Say I have a group and I set the count of the group equal to 5 so there are 5 instances of this group running. Inside of this group is a task whose job is to say iterate a counter from 0 to 100000000000. Is there a way that for each instance of the group I pass different parameters to the task in the group so they start iterating the counter from a set number so I can do the work in parallel? Ex: the first instance starts at 0, the second instance starts at 20000000000, the third 40000000000, etc…
No, that wouldn’t be possible without some extra coordination at the application level. In Nomad, each instance of a group (an allocation) looks the same since they are derived from the same jobspec file.
I think what you are looking for is a parameterized job. Here’s an example:
just and observation @lgfa29 : the task/group instances being able to determine which "N"th instance they are within the specified count would indeed be a useful functionality. I am not sure if there is a Github issue asking for such a feature, but just saying!
I didn’t find any request for this on GitHub @shantanugadgil, and I don’t remember hearing about it either. I think the main challenge with this is defining what the Nth allocation even means
Imagine you start a job that has a group with count: 1, this will create an allocation with ID aaaaa. Then you increase to count: 2, which creates a new alloc bbbbb. If alloc aaaaa gets reschedule (its client went away, or it got OOM’ed) and becomes cccccc.
Is the new alloc the 3rd one in a group with count 2? Or is it still the 1st? Or maybe it’s the 2nd and bbbbb is now the 1st?
So I am not sure if there is any inherit order for allocations. Something like the CreateIndex seems like a good order, but then each allocation position would change dynamically as rescheduling occur.

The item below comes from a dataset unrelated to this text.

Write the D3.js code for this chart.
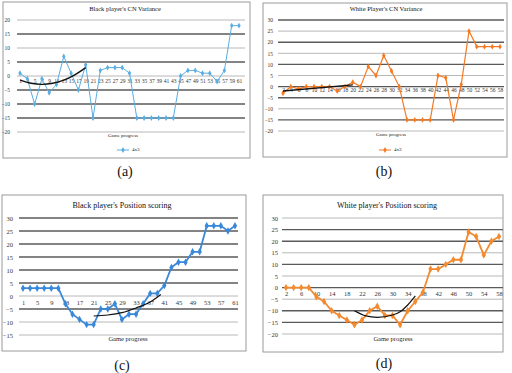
<!DOCTYPE html>
<html>
<head>
<meta charset="utf-8">
<script src="https://cdn.jsdelivr.net/npm/d3@7"></script>
<style>
  body { margin: 0; background: #fff; }
  svg text { font-family: "Liberation Serif", "DejaVu Serif", serif; }
</style>
</head>
<body>
<svg id="chart" width="512" height="373"></svg>
<script>
// ---- data ----
const oddMoves = [1,3,5,7,9,11,13,15,17,19,21,23,25,27,29,31,33,35,37,39,41,43,45,47,49,51,53,55,57,59,61];
const evenMoves = [2,4,6,8,10,12,14,16,18,20,22,24,26,28,30,32,34,36,38,40,42,44,46,48,50,52,54,56,58];

const blackCnValues = [1,-1,-10,-1,-6,-3,7,1,-5,4,-15,2,3,3,3,1,-15,-15,-15,-15,-15,-15,0,2,2,1,1,-2,2,18,18];
const whiteCnValues = [-3,0,-1,0,0,0,0,-2,0,2,0,9,5,14,7,0,-15,-15,-15,-15,5,4,-15,1,25,18,18,18,18];
const blackPosValues = [3,3,3,3,3,3,-3,-7,-9,-11,-11,-5,-5,-3,-9,-7,-7,-3,1,1,4,11,13,13,17,17,27,27,27,25,27];
const whitePosValues = [0,0,0,0,-4,-6,-10,-12,-14,-16,-14,-10,-8,-12,-12,-16,-10,-6,-2,8,8,10,12,12,24,22,14,20,22];

// black trend curves drawn over part of each game
const blackCnTrend = [[1,-1.5],[4,-2.6],[7,-3],[10,-2.6],[13,-1.5],[16,0.4],[19,3]];
const whiteCnTrend = [[2,-2],[20,0.8]];
const blackPosTrend = [[21,-7.7],[25,-7.3],[29,-6.4],[33,-4.6],[37,-2.3],[40,0.6]];
const whitePosTrend = [[20,-10],[23,-12.2],[26,-12.8],[30,-11.8],[32,-10.4],[34,-7.5],[36,-3.6]];

// tick labels
const blackCnXTicks = oddMoves;
const whiteCnXTicks = evenMoves;
const blackPosXTicks = [1,5,9,13,17,21,25,29,33,37,41,45,49,53,57,61];
const whitePosXTicks = [2,6,10,14,18,22,26,30,34,38,42,46,50,54,58];
const blackCnYTicks = [-20,-15,-10,-5,0,5,10,15,20];
const whiteCnYTicks = [-20,-15,-10,-5,0,5,10,15,20,25,30];
const blackPosYTicks = [-15,-10,-5,0,5,10,15,20,25,30];
const whitePosYTicks = [-20,-15,-10,-5,0,5,10,15,20,25,30];

const serif = '"Liberation Serif", "DejaVu Serif", serif';
const svg = d3.select("#chart");

function drawPanel(p) {
    const g = svg.append("g");

    // frame
    g.append("rect")
        .attr("x", p.box[0]).attr("y", p.box[1])
        .attr("width", p.box[2]).attr("height", p.box[3])
        .attr("fill", "none")
        .attr("stroke", "#9a9a9a")
        .attr("stroke-width", 1);

    const x = d3.scaleLinear()
        .domain([p.moves[0], p.moves[p.moves.length - 1]])
        .range(p.xr);
    const y = d3.scaleLinear()
        .domain(d3.extent(p.yTicks))
        .range(p.yr);

    // gridlines
    g.selectAll(".grid")
        .data(p.yTicks)
        .join("line")
        .attr("x1", p.gridX[0]).attr("x2", p.gridX[1])
        .attr("y1", d => y(d)).attr("y2", d => y(d))
        .attr("stroke", d => p.darkGrid.includes(d) ? "#5a5a5a" : "#b8b8b8")
        .attr("stroke-width", d => p.darkGrid.includes(d) ? 1.4 : 1);

    // y labels
    const yAxis = g.append("g")
        .attr("transform", `translate(${p.yLabelX},0)`)
        .call(d3.axisLeft(y).tickValues(p.yTicks).tickSize(0).tickPadding(0));
    yAxis.select(".domain").remove();
    yAxis.attr("font-family", serif).attr("font-size", p.tickFont);
    yAxis.selectAll("text").attr("fill", "#333").style("font-family", serif);

    // x labels, hung under the zero line
    const xAxis = g.append("g")
        .attr("transform", `translate(0,${y(0)})`)
        .call(d3.axisBottom(x).tickValues(p.xTicks).tickSize(0).tickPadding(p.xPad));
    xAxis.select(".domain").remove();
    xAxis.attr("font-family", serif).attr("font-size", p.tickFont);
    xAxis.selectAll("text").attr("fill", "#333").style("font-family", serif);

    // series
    const line = d3.line()
        .x((d, i) => x(p.moves[i]))
        .y(d => y(d));
    g.append("path")
        .datum(p.values)
        .attr("d", line)
        .attr("fill", "none")
        .attr("stroke", p.color)
        .attr("stroke-width", p.lineWidth);

    g.selectAll(".pt")
        .data(p.values)
        .join("path")
        .attr("transform", (d, i) => `translate(${x(p.moves[i])},${y(d)})`)
        .attr("d", d3.symbol(d3.symbolDiamond, p.markSize))
        .attr("fill", p.color);

    // trend
    g.append("path")
        .datum(p.trend)
        .attr("d", d3.line().x(d => x(d[0])).y(d => y(d[1])).curve(d3.curveMonotoneX))
        .attr("fill", "none")
        .attr("stroke", "#111")
        .attr("stroke-width", p.trendWidth);

    // texts
    g.append("text")
        .attr("x", p.title[0]).attr("y", p.title[1])
        .attr("text-anchor", "middle").attr("dominant-baseline", "middle")
        .attr("font-size", p.titleFont)
        .attr("fill", "#111")
        .text(p.titleText);

    g.append("text")
        .attr("x", p.xTitle[0]).attr("y", p.xTitle[1])
        .attr("text-anchor", "middle").attr("dominant-baseline", "middle")
        .attr("font-size", p.xTitleFont)
        .attr("fill", "#222")
        .text("Game progress");

    if (p.legend) {
        const lg = g.append("g").attr("transform", `translate(${p.legend[0]},${p.legend[1]})`);
        lg.append("line").attr("x1", 0).attr("x2", 12).attr("stroke", p.color).attr("stroke-width", 1);
        lg.append("path").attr("transform", "translate(6,0)")
            .attr("d", d3.symbol(d3.symbolDiamond, p.markSize)).attr("fill", p.color);
        lg.append("text").attr("x", 15).attr("dominant-baseline", "middle")
            .attr("font-size", p.xTitleFont).attr("fill", "#222").text("4x3");
    }

    svg.append("text")
        .attr("x", p.caption[0]).attr("y", p.caption[1])
        .attr("text-anchor", "middle").attr("dominant-baseline", "middle")
        .attr("font-size", 14)
        .attr("fill", "#111")
        .text(p.captionText);
}

drawPanel({
    moves: oddMoves, values: blackCnValues, trend: blackCnTrend,
    xTicks: blackCnXTicks, yTicks: blackCnYTicks,
    box: [3, 2, 247, 156], xr: [20, 239], yr: [132, 20], gridX: [17, 245],
    yLabelX: 10, xPad: 3, darkGrid: [15, 5, -15, -10, -5],
    color: "#5aaee2", lineWidth: 1, markSize: 10, trendWidth: 1.4,
    tickFont: 5.5, titleFont: 6.5, xTitleFont: 5,
    title: [125, 10], titleText: "Black player's CN Variance",
    xTitle: [123, 136], legend: [117, 150],
    caption: [125, 173], captionText: "(a)"
});

drawPanel({
    moves: evenMoves, values: whiteCnValues, trend: whiteCnTrend,
    xTicks: whiteCnXTicks, yTicks: whiteCnYTicks,
    box: [263, 3, 244, 154], xr: [283, 500], yr: [131, 20], gridX: [278, 504],
    yLabelX: 273, xPad: 2, darkGrid: [30, 20, 10, 0, -5, -15],
    color: "#f47a22", lineWidth: 1.2, markSize: 10, trendWidth: 1.4,
    tickFont: 5.5, titleFont: 6.5, xTitleFont: 5,
    title: [386, 10], titleText: "White Player's CN Variance",
    xTitle: [391, 135], legend: [379, 150],
    caption: [384, 173], captionText: "(b)"
});

drawPanel({
    moves: oddMoves, values: blackPosValues, trend: blackPosTrend,
    xTicks: blackPosXTicks, yTicks: blackPosYTicks,
    box: [2, 195, 244, 156], xr: [23, 235], yr: [335, 218], gridX: [19, 238],
    yLabelX: 13, xPad: 4, darkGrid: [30, 25, 20, 15, 10, 5, -5],
    color: "#3a88d8", lineWidth: 1.8, markSize: 16, trendWidth: 1.2,
    tickFont: 6.5, titleFont: 8, xTitleFont: 6.5,
    title: [122, 206], titleText: "Black player's Position scoring",
    xTitle: [128, 340], legend: null,
    caption: [122, 367], captionText: "(c)"
});

drawPanel({
    moves: evenMoves, values: whitePosValues, trend: whitePosTrend,
    xTicks: whitePosXTicks, yTicks: whitePosYTicks,
    box: [263, 195, 240, 157], xr: [286, 499], yr: [334, 218], gridX: [282, 503],
    yLabelX: 278, xPad: 4, darkGrid: [25, 20, 10, 0, -10, -15],
    color: "#f28a30", lineWidth: 1.8, markSize: 16, trendWidth: 1.2,
    tickFont: 6.5, titleFont: 8, xTitleFont: 6.5,
    title: [387, 206], titleText: "White player's Position scoring",
    xTitle: [393, 340], legend: null,
    caption: [384, 365], captionText: "(d)"
});
</script>
</body>
</html>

Do you have an example or use case where this would be helpful?
@lgfa29 My thinking about the Nth would be a number; treating the group as an array.
This thinking is purely from an HPC (SGE/PBSPro) way of thinking.
Having a predictable number would also ease a bunch of other workflows like names, ids in config files, etc.
I don’t have a pressing need for this immediately, but, just a thought.
Right, but the “problem” (I think it’s a problem, not sure ) is that the value of N in this array of allocs for a group would change when allocs are rescheduled for some reason.
Even if you don’t have an immediate use case it’s always valuable to discuss ideas like this, so thank you for bringing it up
More “just thoughts”: This could also be helpful to mimic “stateful” type workloads, where the Nomad group could say have a prestart task and the main task. Even if the “Nth” instances moves around on random machines, the prestart task could do some necessary “bootstrap” for the main task based on its ID.
After my above post, I happened to delve into trying to setup ScyllaDB and was thinking that (maybe?) this could be useful for the “seed nodes” of ScyllaDB.
If the instance 0 was able to publish that information (that it is instance 0) as a Consul tag/meta information, then the other instances could use that information for doing some startup “seed” work.
Again, this is all “up in the air”, with no concrete use case/job file created.